Sofia court declares CCB bankrupt, sets insolvency date
Sofia City Court ruled on April 22 to declare Corporate Commercial Bank (CCB) insolvent on the day that it lost its banking licence, November 6 2014. The ruling can be appealed – either by the prosecutor’s office or the central bank – but that would not suspend the insolvency ruling for the duration of the appeal.
By setting the insolvency date on November 6 2014, the court effectively prevented any legal challenges to accounting offsets carried out prior to that date, specialist judiciary news website Legalworld.bg reported. The Bulgarian National Bank had previously asked the court to set the insolvency date on September 30 2014, when CCB administrators wrote down about 4.2 billion leva worth of impaired assets held by the lender.
The immediate impact of the ruling is that the state deposit guarantee fund, which is CCB’s largest creditor after it took on repayment of guaranteed deposits of up to 100 000 euro (or about 196 000 leva), will be able to appoint permanent bankruptcy receivers, replacing the interim receivers that took over the bank’s management last month.
Over the next two months, CCB’s creditors will be able to submit their claims, followed by two weeks during which creditors that did not have their claims accepted will be able to lodge their objections. If creditors cannot reach common ground with the bankruptcy receivers, the former could lodge lawsuits, which could take up to year to resolve, delaying the liquidation process of CCB assets, Legalworld.bg reported.

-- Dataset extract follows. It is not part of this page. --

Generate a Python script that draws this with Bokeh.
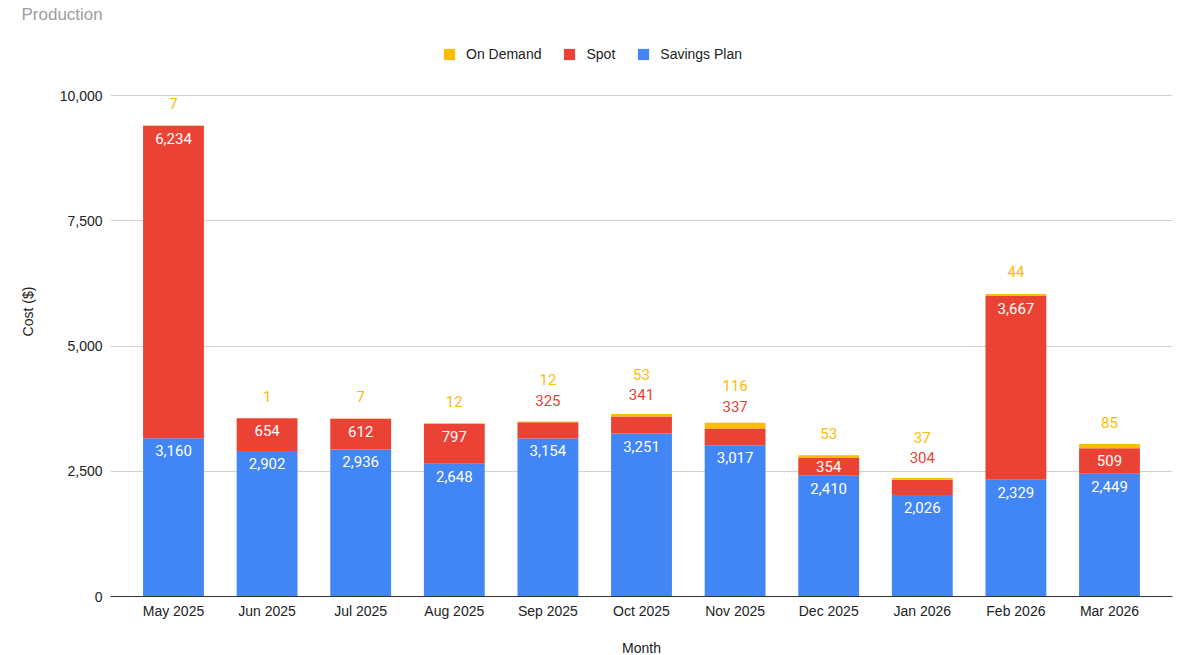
from bokeh.plotting import figure
from bokeh.models import (ColumnDataSource, FactorRange, Range1d, FixedTicker,
                          NumeralTickFormatter, Legend, LegendItem)
from bokeh.core.properties import value
from bokeh.embed import file_html
from bokeh.resources import INLINE

# ---------------- data ----------------
months = ["May 2025", "Jun 2025", "Jul 2025", "Aug 2025", "Sep 2025", "Oct 2025",
          "Nov 2025", "Dec 2025", "Jan 2026", "Feb 2026", "Mar 2026"]
savings_plan = [3160, 2902, 2936, 2648, 3154, 3251, 3017, 2410, 2026, 2329, 2449]
spot = [6234, 654, 612, 797, 325, 341, 337, 354, 304, 3667, 509]
on_demand = [7, 1, 7, 12, 12, 53, 116, 53, 37, 44, 85]
series_names = ["Savings Plan", "Spot", "On Demand"]
series_keys = ["savings_plan", "spot", "on_demand"]
colors = ["#4285F4", "#EA4335", "#FBBC04"]
y_ticks = [0, 2500, 5000, 7500, 10000]

# ---------------- geometry ----------------
TOP_BORDER = 26
FRAME_W, FRAME_H = 1062, 570
PX_PER_UNIT = 501 / 10000.0
Y_END = FRAME_H / PX_PER_UNIT

src = ColumnDataSource(dict(months=months, savings_plan=savings_plan,
                            spot=spot, on_demand=on_demand))

p = figure(x_range=FactorRange(factors=months, range_padding=0.173,
                               range_padding_units="absolute"),
           y_range=Range1d(0, Y_END),
           frame_width=FRAME_W, frame_height=FRAME_H,
           min_border_left=110, min_border_right=11, min_border_top=TOP_BORDER,
           min_border_bottom=59,
           output_backend="svg", toolbar_location=None,
           outline_line_color=None, background_fill_color="white",
           border_fill_color="white")

# title
p.title.text = "Production"
p.title.align = "left"
p.title.offset = 21 - 110
p.title.standoff = 5
p.title.text_font = "Liberation Sans"
p.title.text_font_size = "17px"
p.title.text_font_style = "normal"
p.title.text_color = "#9e9e9e"

renderers = p.vbar_stack(series_keys, x="months", width=0.65, color=colors,
                         line_color=None, source=src)

# ---------------- data labels ----------------
series_vals = [savings_plan, spot, on_demand]
lx, ly, lt, lc, lo = [], [], [], [], []
for i, m in enumerate(months):
    bottom = 0
    outside = []
    for vals, col in zip(series_vals, colors):
        v = vals[i]
        top = bottom + v
        seg_px = v * PX_PER_UNIT
        if seg_px >= 17.5:
            lx.append(m); ly.append(top); lt.append(f"{v:,}")
            lc.append("white"); lo.append(min(12.5, seg_px / 2))
        else:
            outside.append((v, col, top))
        bottom = top
    if outside:
        anchor = outside[0][2]
        for k, (v, col, top) in enumerate(outside):
            lx.append(m); ly.append(anchor); lt.append(f"{v:,}")
            lc.append(col); lo.append(-(22 + 20.5 * k))

lsrc = ColumnDataSource(dict(x=lx, y=ly, text=lt, color=lc, yoff=lo))
p.text(x="x", y="y", text="text", text_color="color", y_offset="yoff",
       text_align="center", text_baseline="middle",
       text_font=value("Roboto"), text_font_size="15px", source=lsrc)

# ---------------- axes ----------------
p.yaxis.ticker = FixedTicker(ticks=y_ticks)
p.yaxis.formatter = NumeralTickFormatter(format="0,0")
p.yaxis.axis_line_color = None
p.yaxis.major_label_standoff = 8
p.yaxis.axis_label = "Cost ($)"
p.yaxis.axis_label_standoff = 21

p.xaxis.axis_line_color = "#333333"
p.xaxis.axis_line_width = 1
p.xaxis.major_label_standoff = 6
p.xaxis.axis_label = "Month"
p.xaxis.axis_label_standoff = 18

for ax in (p.xaxis, p.yaxis):
    ax.major_tick_line_color = None
    ax.minor_tick_line_color = None
    ax.major_tick_out = 0
    ax.major_tick_in = 0
    ax.minor_tick_out = 0
    ax.minor_tick_in = 0
    ax.major_label_text_font = "Liberation Sans"
    ax.major_label_text_font_size = "14px"
    ax.major_label_text_color = "#222222"
    ax.axis_label_text_font = "Liberation Sans"
    ax.axis_label_text_font_size = "14px"
    ax.axis_label_text_font_style = "normal"
    ax.axis_label_text_color = "#222222"

p.xgrid.grid_line_color = None
p.ygrid.ticker = FixedTicker(ticks=y_ticks)
p.ygrid.grid_line_color = "#d0d0d0"
p.ygrid.grid_line_width = 1

# ---------------- legend ----------------
items = [LegendItem(label=series_names[k], renderers=[renderers[k]]) for k in (2, 1, 0)]
legend = Legend(items=items, orientation="horizontal", location=(332, 534),
                glyph_width=14, glyph_height=14, label_standoff=10, spacing=21,
                padding=0, margin=0, border_line_color=None,
                background_fill_alpha=0, label_height=14,
                label_text_font="Liberation Sans", label_text_font_size="14px",
                label_text_color="#222222", label_text_baseline="middle")
p.add_layout(legend)

open("out.html", "w").write(file_html(p, INLINE))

Insolvency proceedings were the latest development in the saga surrounding the bank, which was Bulgaria’s fourth-largest lender by assets at the point it was put into conservatorship by the BNB on June 20 2014 following a bank run on deposits, with administrators appointed by the central bank took over the management from CCB’s board of directors (until they were replaced by interim bankruptcy receivers in late March).
CCB and its majority shareholder Vassilev have been alleged, over the years, of enjoying inordinate support from several Bulgarian governments and attracting the bulk of corporate deposits by large state-owned companies. It has also been alleged that Vassilev used loans given by the bank to companies he controlled to invest in various industries, including telecoms and media.
He is also under investigation on charges of embezzling 206 million leva from the bank, which he denies, and is currently in Serbia, where he is fighting an extradition request lodged by Bulgarian authorities.
After write-down of impaired assets, the main question facing the Cabinet is recouping as much money as possible from CCB after the government was forced to lend two billion leva to the deposit guarantee fund to pay out all guaranteed deposits in the bank.